=== What is asked ===
Tally the lines in the data that follows that include the word "matplotlib", and report nothing but the total.

=== Dataset section ===
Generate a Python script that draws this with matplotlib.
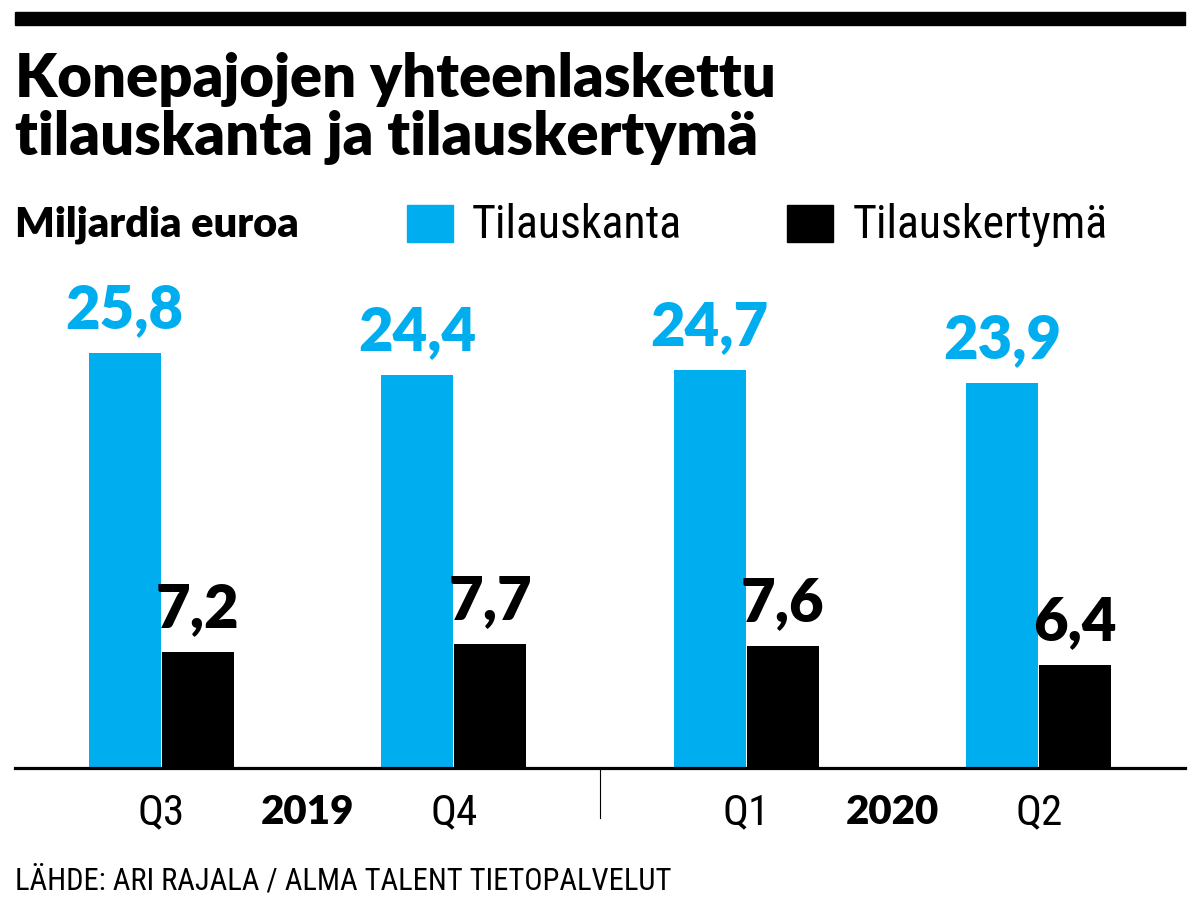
import matplotlib
matplotlib.use("Agg")
import matplotlib.pyplot as plt
from matplotlib.patches import Rectangle
from matplotlib.lines import Line2D

# data
quarters = ["Q3", "Q4", "Q1", "Q2"]
years = ["2019", "2020"]
tilauskanta = [25.8, 24.4, 24.7, 23.9]
tilauskertyma = [7.2, 7.7, 7.6, 6.4]
series_names = ["Tilauskanta", "Tilauskertymä"]

BLUE = "#00AEEF"
BOLD = ["Lato", "DejaVu Sans"]
NARROW = ["Roboto Condensed", "Liberation Sans Narrow", "Roboto", "DejaVu Sans"]

W, H = 1200, 900
fig = plt.figure(figsize=(12, 9), dpi=100)

def px(x, y):
    # pixel coords (from top-left) -> figure fraction
    return x / W, 1 - y / H

# axes: from x=15 to 1185 px, baseline at y=768 px, top at 250 px
ax = fig.add_axes([15 / W, 1 - 768 / H, 1170 / W, 518 / H])
ax.set_xlim(-0.5, 3.5)
ax.set_ylim(0, 518 / 16.1)

x = range(len(quarters))
bw = 0.245
off = 0.125
ax.bar([i - off for i in x], tilauskanta, width=bw, color=BLUE)
ax.bar([i + off for i in x], tilauskertyma, width=bw, color="black")

for i in x:
    ax.annotate(f"{tilauskanta[i]:.1f}".replace(".", ","), (i - off, tilauskanta[i]),
                xytext=(0, 18), textcoords="offset points", ha="center", va="baseline",
                fontsize=43, fontweight="heavy", color=BLUE, family=BOLD)
    ax.annotate(f"{tilauskertyma[i]:.1f}".replace(".", ","), (i + off, tilauskertyma[i]),
                xytext=(0, 18), textcoords="offset points", ha="center", va="baseline",
                fontsize=43, fontweight="heavy", color="black", family=BOLD)

for s in ["top", "right", "left"]:
    ax.spines[s].set_visible(False)
ax.spines["bottom"].set_linewidth(2.3)
ax.set_xticks([])
ax.set_yticks([])

# category labels under the axis
for i, q in enumerate(quarters):
    ax.text(i, -45 / 16.1, q, ha="center", va="center", fontsize=31,
            family=NARROW, clip_on=False)
for j, yr in enumerate(years):
    ax.text(0.5 + 2 * j, -45 / 16.1, yr, ha="center", va="center", fontsize=29,
            fontweight="heavy", family=BOLD, clip_on=False)
ax.add_line(Line2D([1.5, 1.5], [0, -50 / 16.1], color="black", lw=0.8, clip_on=False))

# top rule
fig.add_artist(Rectangle(px(15, 25), 1170 / W, 13 / H, color="black", transform=fig.transFigure))

# title
fig.text(*px(15, 97), "Konepajojen yhteenlaskettu", fontsize=43, fontweight="heavy",
         family=BOLD, va="baseline")
fig.text(*px(15, 155), "tilauskanta ja tilauskertymä", fontsize=43, fontweight="heavy",
         family=BOLD, va="baseline")

fig.text(*px(15, 236), "Miljardia euroa", fontsize=30, fontweight="heavy",
         family=BOLD, va="baseline")

# legend
fig.add_artist(Rectangle(px(407, 242), 46 / W, 37 / H, color=BLUE, transform=fig.transFigure))
fig.text(*px(472, 238), series_names[0], fontsize=33, family=NARROW, va="baseline")
fig.add_artist(Rectangle(px(787, 242), 46 / W, 37 / H, color="black", transform=fig.transFigure))
fig.text(*px(853, 238), series_names[1], fontsize=33, family=NARROW, va="baseline")

fig.text(*px(15, 890), "LÄHDE: ARI RAJALA / ALMA TALENT TIETOPALVELUT", fontsize=22,
         family=NARROW, va="baseline")

fig.savefig("out.png", dpi=100, facecolor="white")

=== The response ===
6